RECORD EXCERPTS —

::::::::::

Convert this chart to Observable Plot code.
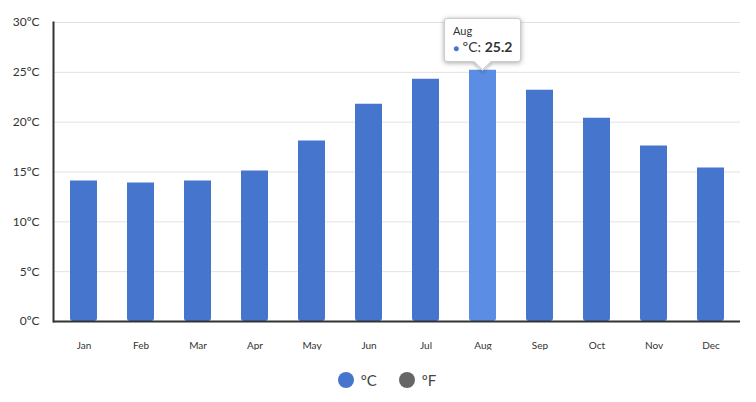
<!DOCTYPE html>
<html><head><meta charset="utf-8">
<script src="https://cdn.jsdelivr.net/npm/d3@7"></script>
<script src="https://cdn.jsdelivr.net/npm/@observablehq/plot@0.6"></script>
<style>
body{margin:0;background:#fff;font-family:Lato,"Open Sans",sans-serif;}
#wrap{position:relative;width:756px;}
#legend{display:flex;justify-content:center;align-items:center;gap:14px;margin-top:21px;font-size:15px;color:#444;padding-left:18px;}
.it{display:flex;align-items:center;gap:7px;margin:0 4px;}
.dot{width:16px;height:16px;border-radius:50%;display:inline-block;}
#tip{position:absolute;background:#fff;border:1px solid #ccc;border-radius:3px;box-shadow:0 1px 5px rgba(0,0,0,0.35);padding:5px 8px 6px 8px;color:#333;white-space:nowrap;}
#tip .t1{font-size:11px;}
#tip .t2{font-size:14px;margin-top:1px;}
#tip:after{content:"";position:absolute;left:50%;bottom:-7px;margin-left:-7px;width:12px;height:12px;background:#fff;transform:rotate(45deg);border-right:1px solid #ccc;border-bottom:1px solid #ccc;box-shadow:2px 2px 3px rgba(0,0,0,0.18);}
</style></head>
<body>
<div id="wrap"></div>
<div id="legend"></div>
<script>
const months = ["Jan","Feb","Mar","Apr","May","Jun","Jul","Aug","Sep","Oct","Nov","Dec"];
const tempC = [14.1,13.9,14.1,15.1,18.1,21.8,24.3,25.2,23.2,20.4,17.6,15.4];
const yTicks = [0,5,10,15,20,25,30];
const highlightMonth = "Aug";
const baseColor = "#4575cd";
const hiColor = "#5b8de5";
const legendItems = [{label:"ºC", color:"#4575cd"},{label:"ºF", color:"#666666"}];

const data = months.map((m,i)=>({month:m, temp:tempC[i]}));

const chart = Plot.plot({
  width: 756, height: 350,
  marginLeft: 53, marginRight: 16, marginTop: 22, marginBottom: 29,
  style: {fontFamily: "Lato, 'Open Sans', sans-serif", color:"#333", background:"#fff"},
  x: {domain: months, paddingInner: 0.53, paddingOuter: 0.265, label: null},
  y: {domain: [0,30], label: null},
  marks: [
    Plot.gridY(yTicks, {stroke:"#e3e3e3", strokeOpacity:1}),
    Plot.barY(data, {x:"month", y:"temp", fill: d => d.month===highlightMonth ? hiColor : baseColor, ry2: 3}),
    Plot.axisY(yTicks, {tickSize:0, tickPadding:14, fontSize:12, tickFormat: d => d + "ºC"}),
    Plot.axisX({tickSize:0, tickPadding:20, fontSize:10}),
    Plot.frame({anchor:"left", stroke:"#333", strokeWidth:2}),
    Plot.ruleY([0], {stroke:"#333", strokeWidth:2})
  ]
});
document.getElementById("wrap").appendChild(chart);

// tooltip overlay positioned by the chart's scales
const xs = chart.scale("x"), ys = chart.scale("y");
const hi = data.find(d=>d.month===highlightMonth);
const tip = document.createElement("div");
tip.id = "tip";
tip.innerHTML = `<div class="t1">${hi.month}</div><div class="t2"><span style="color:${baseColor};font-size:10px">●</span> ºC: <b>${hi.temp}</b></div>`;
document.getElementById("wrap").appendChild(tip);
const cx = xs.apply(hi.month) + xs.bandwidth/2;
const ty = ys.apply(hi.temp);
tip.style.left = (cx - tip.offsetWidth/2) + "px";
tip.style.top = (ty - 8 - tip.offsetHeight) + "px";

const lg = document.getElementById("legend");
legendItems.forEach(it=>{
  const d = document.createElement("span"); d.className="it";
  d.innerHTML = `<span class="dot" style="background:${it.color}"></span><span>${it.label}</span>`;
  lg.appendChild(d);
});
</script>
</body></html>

::::::::::

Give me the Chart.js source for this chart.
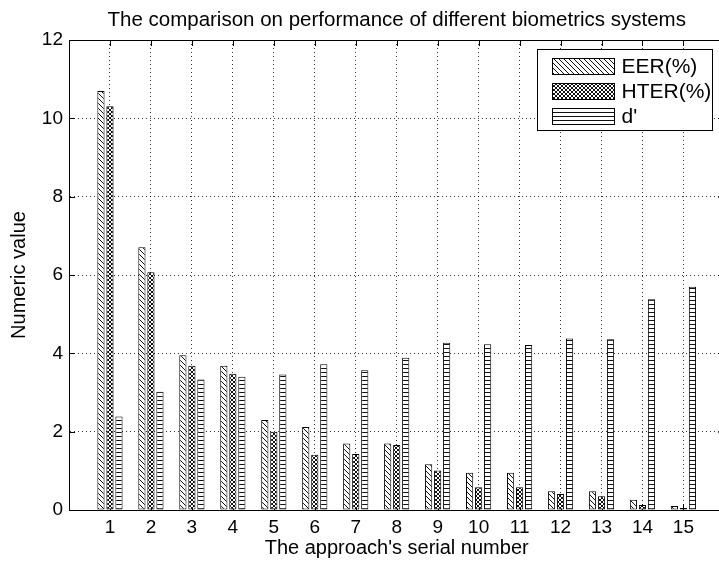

::::::::::

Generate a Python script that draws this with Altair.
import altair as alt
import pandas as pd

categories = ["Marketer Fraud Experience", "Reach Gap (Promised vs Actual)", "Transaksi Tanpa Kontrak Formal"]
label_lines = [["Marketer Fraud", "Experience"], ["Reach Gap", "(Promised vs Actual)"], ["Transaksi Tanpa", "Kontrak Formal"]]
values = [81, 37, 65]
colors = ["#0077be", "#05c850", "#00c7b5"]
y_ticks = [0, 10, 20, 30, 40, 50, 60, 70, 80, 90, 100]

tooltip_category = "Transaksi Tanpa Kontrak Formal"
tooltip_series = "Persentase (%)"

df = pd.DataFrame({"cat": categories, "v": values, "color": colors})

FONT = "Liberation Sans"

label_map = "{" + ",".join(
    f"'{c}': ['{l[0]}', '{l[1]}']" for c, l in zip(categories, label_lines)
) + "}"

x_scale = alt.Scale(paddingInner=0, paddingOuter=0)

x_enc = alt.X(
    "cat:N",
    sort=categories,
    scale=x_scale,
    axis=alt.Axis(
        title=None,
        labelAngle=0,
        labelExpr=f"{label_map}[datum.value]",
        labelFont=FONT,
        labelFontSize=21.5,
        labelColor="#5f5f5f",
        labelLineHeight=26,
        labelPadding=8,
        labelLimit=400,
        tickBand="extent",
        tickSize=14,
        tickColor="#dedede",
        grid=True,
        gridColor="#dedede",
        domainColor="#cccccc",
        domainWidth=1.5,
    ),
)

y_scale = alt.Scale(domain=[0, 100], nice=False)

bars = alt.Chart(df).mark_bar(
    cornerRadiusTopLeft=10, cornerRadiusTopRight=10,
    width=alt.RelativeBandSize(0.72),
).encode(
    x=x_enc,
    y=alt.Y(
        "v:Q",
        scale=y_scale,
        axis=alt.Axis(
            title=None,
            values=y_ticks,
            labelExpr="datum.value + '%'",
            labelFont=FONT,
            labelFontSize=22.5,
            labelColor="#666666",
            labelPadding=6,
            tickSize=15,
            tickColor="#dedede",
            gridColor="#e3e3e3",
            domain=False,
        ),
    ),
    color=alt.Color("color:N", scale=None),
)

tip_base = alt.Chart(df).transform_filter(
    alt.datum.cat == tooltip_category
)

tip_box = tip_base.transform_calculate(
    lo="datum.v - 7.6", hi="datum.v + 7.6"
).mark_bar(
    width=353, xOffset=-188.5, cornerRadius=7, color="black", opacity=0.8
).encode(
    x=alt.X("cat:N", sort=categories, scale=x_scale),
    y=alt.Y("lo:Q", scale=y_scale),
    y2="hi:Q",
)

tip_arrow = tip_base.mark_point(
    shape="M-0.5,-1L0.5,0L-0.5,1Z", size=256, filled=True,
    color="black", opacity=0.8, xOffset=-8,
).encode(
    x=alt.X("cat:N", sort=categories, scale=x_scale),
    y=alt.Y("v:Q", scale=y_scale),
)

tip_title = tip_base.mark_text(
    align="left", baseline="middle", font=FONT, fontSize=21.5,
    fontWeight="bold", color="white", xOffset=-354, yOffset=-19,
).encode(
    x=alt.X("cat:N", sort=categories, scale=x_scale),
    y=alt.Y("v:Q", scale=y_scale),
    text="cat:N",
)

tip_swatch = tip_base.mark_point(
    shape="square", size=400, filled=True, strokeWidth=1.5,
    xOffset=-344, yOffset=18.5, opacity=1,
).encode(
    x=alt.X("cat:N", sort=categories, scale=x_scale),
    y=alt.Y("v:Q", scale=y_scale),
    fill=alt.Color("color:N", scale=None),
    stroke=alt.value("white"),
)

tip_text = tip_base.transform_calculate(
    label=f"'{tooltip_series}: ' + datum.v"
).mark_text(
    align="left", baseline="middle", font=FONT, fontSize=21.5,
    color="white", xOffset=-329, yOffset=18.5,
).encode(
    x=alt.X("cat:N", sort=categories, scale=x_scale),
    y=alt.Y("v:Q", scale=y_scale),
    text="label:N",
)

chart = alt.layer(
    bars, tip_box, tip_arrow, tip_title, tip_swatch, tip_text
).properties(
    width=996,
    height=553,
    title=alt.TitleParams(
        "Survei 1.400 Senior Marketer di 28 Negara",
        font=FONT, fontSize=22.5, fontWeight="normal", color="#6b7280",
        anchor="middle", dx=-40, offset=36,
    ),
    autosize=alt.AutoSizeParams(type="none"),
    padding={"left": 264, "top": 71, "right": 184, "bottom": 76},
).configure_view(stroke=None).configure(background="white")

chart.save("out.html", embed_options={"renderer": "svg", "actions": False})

::::::::::

DIRECTION —
Above are the records. Print exactly, and only, the lines from the line with "Generate a Python" to the line with "import pandas as pd", both inclusive.

COMPLETE OUTPUT —
Generate a Python script that draws this with Altair.
import altair as alt
import pandas as pd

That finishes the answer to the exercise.